唯一難点を挙げるとすれば、主人公の恋人に関する言及はやや表層的というか、もう少し掘り下げてほしいと思った。「いかにも」な社会的理由が語られるが、若干消化不良だったのは否めない。
Posted by ブクログ
ちょっとこれはヤバいやつを読んでしまったのかもしれない。台湾出身の作者の描く、日本で言えば恐らく昭和後半から現代に至る(と思われる)台湾のとある地方における五女二男の子供とその父親、母親の“家族”とその周囲の人々による数十頁のモノローグが積み重なっていく形式で物語は進んでいく。
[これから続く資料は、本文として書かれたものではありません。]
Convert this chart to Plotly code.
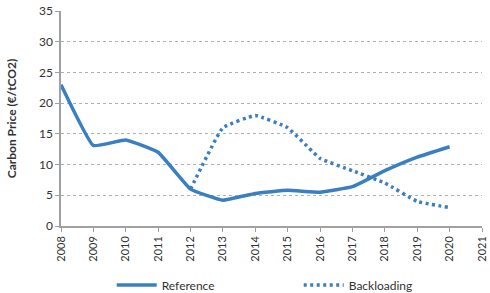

まずとにかく誰一人として幸せな人間がいない。そして、家族というどうにもならない存在がそれぞれに秘密を抱えて、積み重なり、次第にその重みに底が抜けて、様々な真実が明らかになっていく。
その余りの重苦しさに、最初の50ページでもう読むのやめようと思ったが、いつの間にかやめられなくなってしまっていた。濃厚すぎる台湾の情景描写と、執拗なまでのディティール描写で当時の時代感が鮮明に浮かび上がり、正直、田舎から出てきて、残してきた家族の重みを知る人々ほど読むのが辛くなるかもしれない。しかし、そこは徐々に物語をシラケさせない絶妙な塩梅の謎解きの面白さをちりばめることで、読み進めやすくなってくる。
個人的にはラストが狙いすぎた感があったので星4つとしたが、小説として体内に残るヤバさとしては文句なしに5つ星だ。
Posted by ブクログ
陳家七姉弟の今。
それぞれにそれぞれの問題を抱え、そこに至る過去は腹をわって語りきれず、互いを羨み、妬み、それでいて実は相手への責任を感じながら、言葉にできない幸せを望む。
家族って切っても切れず、嫌い!と言いながらも手をさしのべあってしまうよな。
ピーピー口喧嘩を始めた姉妹をみて、
「泣かないで」
って言われたって泣いてしまうわこんなの。